==== SOURCE MATERIAL ====

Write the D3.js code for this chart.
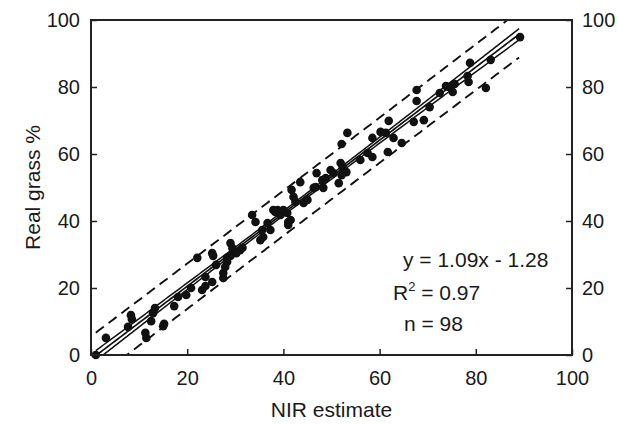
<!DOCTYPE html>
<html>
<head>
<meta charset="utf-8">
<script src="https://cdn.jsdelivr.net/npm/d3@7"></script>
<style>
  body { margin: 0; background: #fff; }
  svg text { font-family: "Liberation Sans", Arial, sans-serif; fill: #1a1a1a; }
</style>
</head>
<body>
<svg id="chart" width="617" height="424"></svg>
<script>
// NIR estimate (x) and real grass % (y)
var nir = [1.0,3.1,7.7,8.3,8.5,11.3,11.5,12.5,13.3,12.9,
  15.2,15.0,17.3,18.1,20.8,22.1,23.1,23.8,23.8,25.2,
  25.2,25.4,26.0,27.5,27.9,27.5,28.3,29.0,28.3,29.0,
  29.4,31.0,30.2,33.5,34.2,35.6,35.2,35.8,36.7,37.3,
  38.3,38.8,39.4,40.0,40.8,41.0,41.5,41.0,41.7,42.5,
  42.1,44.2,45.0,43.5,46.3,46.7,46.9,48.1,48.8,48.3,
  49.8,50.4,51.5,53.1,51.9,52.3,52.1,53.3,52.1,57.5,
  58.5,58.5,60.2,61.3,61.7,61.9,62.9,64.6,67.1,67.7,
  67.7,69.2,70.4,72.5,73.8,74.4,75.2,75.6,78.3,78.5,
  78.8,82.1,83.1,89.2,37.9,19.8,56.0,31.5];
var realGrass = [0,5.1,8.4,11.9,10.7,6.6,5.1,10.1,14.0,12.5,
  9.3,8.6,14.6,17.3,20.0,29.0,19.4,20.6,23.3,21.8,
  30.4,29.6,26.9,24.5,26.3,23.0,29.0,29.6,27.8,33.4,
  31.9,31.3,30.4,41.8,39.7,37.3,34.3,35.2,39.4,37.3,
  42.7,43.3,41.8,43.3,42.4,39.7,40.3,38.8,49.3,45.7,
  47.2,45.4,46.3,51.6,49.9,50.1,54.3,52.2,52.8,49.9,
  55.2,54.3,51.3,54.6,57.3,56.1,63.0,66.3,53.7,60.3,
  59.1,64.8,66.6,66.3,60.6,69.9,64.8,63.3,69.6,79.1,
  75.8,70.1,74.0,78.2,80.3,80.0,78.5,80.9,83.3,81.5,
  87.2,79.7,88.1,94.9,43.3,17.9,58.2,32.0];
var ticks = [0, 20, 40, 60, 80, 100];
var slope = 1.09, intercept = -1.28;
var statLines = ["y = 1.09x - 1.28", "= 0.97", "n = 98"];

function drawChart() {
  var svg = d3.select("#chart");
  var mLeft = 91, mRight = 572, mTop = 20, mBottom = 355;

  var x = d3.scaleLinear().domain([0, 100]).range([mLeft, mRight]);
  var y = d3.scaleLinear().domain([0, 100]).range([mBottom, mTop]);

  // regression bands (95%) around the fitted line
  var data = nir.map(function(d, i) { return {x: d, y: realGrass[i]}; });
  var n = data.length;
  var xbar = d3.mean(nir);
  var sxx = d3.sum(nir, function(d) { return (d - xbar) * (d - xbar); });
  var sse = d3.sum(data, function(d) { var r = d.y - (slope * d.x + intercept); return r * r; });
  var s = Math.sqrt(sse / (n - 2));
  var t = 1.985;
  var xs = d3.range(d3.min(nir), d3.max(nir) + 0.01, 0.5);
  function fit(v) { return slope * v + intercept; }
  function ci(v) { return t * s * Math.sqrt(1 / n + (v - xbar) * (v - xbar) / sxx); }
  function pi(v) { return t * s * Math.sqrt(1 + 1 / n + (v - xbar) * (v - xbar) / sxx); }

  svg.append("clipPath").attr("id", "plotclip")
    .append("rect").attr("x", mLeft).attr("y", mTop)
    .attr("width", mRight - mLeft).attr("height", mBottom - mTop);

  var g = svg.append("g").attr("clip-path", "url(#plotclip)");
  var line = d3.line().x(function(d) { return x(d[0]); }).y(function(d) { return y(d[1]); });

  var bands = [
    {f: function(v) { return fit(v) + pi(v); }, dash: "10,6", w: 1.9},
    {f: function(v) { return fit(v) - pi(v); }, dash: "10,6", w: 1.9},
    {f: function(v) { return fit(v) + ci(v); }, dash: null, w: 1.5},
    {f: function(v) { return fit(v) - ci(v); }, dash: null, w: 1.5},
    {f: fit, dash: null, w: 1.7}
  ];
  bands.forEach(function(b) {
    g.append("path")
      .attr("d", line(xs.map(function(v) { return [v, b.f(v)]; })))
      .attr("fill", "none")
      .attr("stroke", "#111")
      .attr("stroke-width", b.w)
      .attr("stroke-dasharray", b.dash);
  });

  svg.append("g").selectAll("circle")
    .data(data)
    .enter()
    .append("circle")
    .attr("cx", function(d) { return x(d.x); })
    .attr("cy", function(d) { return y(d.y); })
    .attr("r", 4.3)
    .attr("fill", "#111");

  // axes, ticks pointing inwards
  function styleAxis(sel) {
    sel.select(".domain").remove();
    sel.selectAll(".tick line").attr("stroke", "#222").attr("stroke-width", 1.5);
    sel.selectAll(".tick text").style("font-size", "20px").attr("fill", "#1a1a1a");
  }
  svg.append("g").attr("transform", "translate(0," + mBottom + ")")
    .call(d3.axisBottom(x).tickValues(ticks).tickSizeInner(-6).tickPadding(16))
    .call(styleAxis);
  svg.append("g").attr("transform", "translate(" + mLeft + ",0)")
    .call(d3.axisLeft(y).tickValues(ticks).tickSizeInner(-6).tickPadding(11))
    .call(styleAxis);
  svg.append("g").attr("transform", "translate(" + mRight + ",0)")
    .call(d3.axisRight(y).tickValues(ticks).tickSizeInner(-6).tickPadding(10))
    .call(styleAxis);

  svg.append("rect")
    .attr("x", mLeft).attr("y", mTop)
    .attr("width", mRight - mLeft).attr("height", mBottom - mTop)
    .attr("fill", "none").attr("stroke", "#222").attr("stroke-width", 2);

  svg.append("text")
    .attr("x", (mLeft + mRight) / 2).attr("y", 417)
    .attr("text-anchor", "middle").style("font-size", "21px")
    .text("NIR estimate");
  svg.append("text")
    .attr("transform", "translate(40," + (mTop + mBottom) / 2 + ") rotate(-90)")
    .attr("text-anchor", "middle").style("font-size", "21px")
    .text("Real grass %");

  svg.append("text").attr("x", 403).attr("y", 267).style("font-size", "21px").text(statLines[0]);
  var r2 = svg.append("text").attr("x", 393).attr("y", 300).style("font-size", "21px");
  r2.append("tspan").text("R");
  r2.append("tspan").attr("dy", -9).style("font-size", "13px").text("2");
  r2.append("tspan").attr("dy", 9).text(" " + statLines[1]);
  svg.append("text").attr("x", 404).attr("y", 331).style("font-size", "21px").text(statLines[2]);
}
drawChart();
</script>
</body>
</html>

====

• WHAT YOU WILL DO: Transcribe the full listing above exactly, with the images removed.

• OUTPUT BELOW:
Write the D3.js code for this chart.
<!DOCTYPE html>
<html>
<head>
<meta charset="utf-8">
<script src="https://cdn.jsdelivr.net/npm/d3@7"></script>
<style>
  body { margin: 0; background: #fff; }
  svg text { font-family: "Liberation Sans", Arial, sans-serif; fill: #1a1a1a; }
</style>
</head>
<body>
<svg id="chart" width="617" height="424"></svg>
<script>
// NIR estimate (x) and real grass % (y)
var nir = [1.0,3.1,7.7,8.3,8.5,11.3,11.5,12.5,13.3,12.9,
  15.2,15.0,17.3,18.1,20.8,22.1,23.1,23.8,23.8,25.2,
  25.2,25.4,26.0,27.5,27.9,27.5,28.3,29.0,28.3,29.0,
  29.4,31.0,30.2,33.5,34.2,35.6,35.2,35.8,36.7,37.3,
  38.3,38.8,39.4,40.0,40.8,41.0,41.5,41.0,41.7,42.5,
  42.1,44.2,45.0,43.5,46.3,46.7,46.9,48.1,48.8,48.3,
  49.8,50.4,51.5,53.1,51.9,52.3,52.1,53.3,52.1,57.5,
  58.5,58.5,60.2,61.3,61.7,61.9,62.9,64.6,67.1,67.7,
  67.7,69.2,70.4,72.5,73.8,74.4,75.2,75.6,78.3,78.5,
  78.8,82.1,83.1,89.2,37.9,19.8,56.0,31.5];
var realGrass = [0,5.1,8.4,11.9,10.7,6.6,5.1,10.1,14.0,12.5,
  9.3,8.6,14.6,17.3,20.0,29.0,19.4,20.6,23.3,21.8,
  30.4,29.6,26.9,24.5,26.3,23.0,29.0,29.6,27.8,33.4,
  31.9,31.3,30.4,41.8,39.7,37.3,34.3,35.2,39.4,37.3,
  42.7,43.3,41.8,43.3,42.4,39.7,40.3,38.8,49.3,45.7,
  47.2,45.4,46.3,51.6,49.9,50.1,54.3,52.2,52.8,49.9,
  55.2,54.3,51.3,54.6,57.3,56.1,63.0,66.3,53.7,60.3,
  59.1,64.8,66.6,66.3,60.6,69.9,64.8,63.3,69.6,79.1,
  75.8,70.1,74.0,78.2,80.3,80.0,78.5,80.9,83.3,81.5,
  87.2,79.7,88.1,94.9,43.3,17.9,58.2,32.0];
var ticks = [0, 20, 40, 60, 80, 100];
var slope = 1.09, intercept = -1.28;
var statLines = ["y = 1.09x - 1.28", "= 0.97", "n = 98"];

function drawChart() {
  var svg = d3.select("#chart");
  var mLeft = 91, mRight = 572, mTop = 20, mBottom = 355;

  var x = d3.scaleLinear().domain([0, 100]).range([mLeft, mRight]);
  var y = d3.scaleLinear().domain([0, 100]).range([mBottom, mTop]);

  // regression bands (95%) around the fitted line
  var data = nir.map(function(d, i) { return {x: d, y: realGrass[i]}; });
  var n = data.length;
  var xbar = d3.mean(nir);
  var sxx = d3.sum(nir, function(d) { return (d - xbar) * (d - xbar); });
  var sse = d3.sum(data, function(d) { var r = d.y - (slope * d.x + intercept); return r * r; });
  var s = Math.sqrt(sse / (n - 2));
  var t = 1.985;
  var xs = d3.range(d3.min(nir), d3.max(nir) + 0.01, 0.5);
  function fit(v) { return slope * v + intercept; }
  function ci(v) { return t * s * Math.sqrt(1 / n + (v - xbar) * (v - xbar) / sxx); }
  function pi(v) { return t * s * Math.sqrt(1 + 1 / n + (v - xbar) * (v - xbar) / sxx); }

  svg.append("clipPath").attr("id", "plotclip")
    .append("rect").attr("x", mLeft).attr("y", mTop)
    .attr("width", mRight - mLeft).attr("height", mBottom - mTop);

  var g = svg.append("g").attr("clip-path", "url(#plotclip)");
  var line = d3.line().x(function(d) { return x(d[0]); }).y(function(d) { return y(d[1]); });

  var bands = [
    {f: function(v) { return fit(v) + pi(v); }, dash: "10,6", w: 1.9},
    {f: function(v) { return fit(v) - pi(v); }, dash: "10,6", w: 1.9},
    {f: function(v) { return fit(v) + ci(v); }, dash: null, w: 1.5},
    {f: function(v) { return fit(v) - ci(v); }, dash: null, w: 1.5},
    {f: fit, dash: null, w: 1.7}
  ];
  bands.forEach(function(b) {
    g.append("path")
      .attr("d", line(xs.map(function(v) { return [v, b.f(v)]; })))
      .attr("fill", "none")
      .attr("stroke", "#111")
      .attr("stroke-width", b.w)
      .attr("stroke-dasharray", b.dash);
  });

  svg.append("g").selectAll("circle")
    .data(data)
    .enter()
    .append("circle")
    .attr("cx", function(d) { return x(d.x); })
    .attr("cy", function(d) { return y(d.y); })
    .attr("r", 4.3)
    .attr("fill", "#111");

  // axes, ticks pointing inwards
  function styleAxis(sel) {
    sel.select(".domain").remove();
    sel.selectAll(".tick line").attr("stroke", "#222").attr("stroke-width", 1.5);
    sel.selectAll(".tick text").style("font-size", "20px").attr("fill", "#1a1a1a");
  }
  svg.append("g").attr("transform", "translate(0," + mBottom + ")")
    .call(d3.axisBottom(x).tickValues(ticks).tickSizeInner(-6).tickPadding(16))
    .call(styleAxis);
  svg.append("g").attr("transform", "translate(" + mLeft + ",0)")
    .call(d3.axisLeft(y).tickValues(ticks).tickSizeInner(-6).tickPadding(11))
    .call(styleAxis);
  svg.append("g").attr("transform", "translate(" + mRight + ",0)")
    .call(d3.axisRight(y).tickValues(ticks).tickSizeInner(-6).tickPadding(10))
    .call(styleAxis);

  svg.append("rect")
    .attr("x", mLeft).attr("y", mTop)
    .attr("width", mRight - mLeft).attr("height", mBottom - mTop)
    .attr("fill", "none").attr("stroke", "#222").attr("stroke-width", 2);

  svg.append("text")
    .attr("x", (mLeft + mRight) / 2).attr("y", 417)
    .attr("text-anchor", "middle").style("font-size", "21px")
    .text("NIR estimate");
  svg.append("text")
    .attr("transform", "translate(40," + (mTop + mBottom) / 2 + ") rotate(-90)")
    .attr("text-anchor", "middle").style("font-size", "21px")
    .text("Real grass %");

  svg.append("text").attr("x", 403).attr("y", 267).style("font-size", "21px").text(statLines[0]);
  var r2 = svg.append("text").attr("x", 393).attr("y", 300).style("font-size", "21px");
  r2.append("tspan").text("R");
  r2.append("tspan").attr("dy", -9).style("font-size", "13px").text("2");
  r2.append("tspan").attr("dy", 9).text(" " + statLines[1]);
  svg.append("text").attr("x", 404).attr("y", 331).style("font-size", "21px").text(statLines[2]);
}
drawChart();
</script>
</body>
</html>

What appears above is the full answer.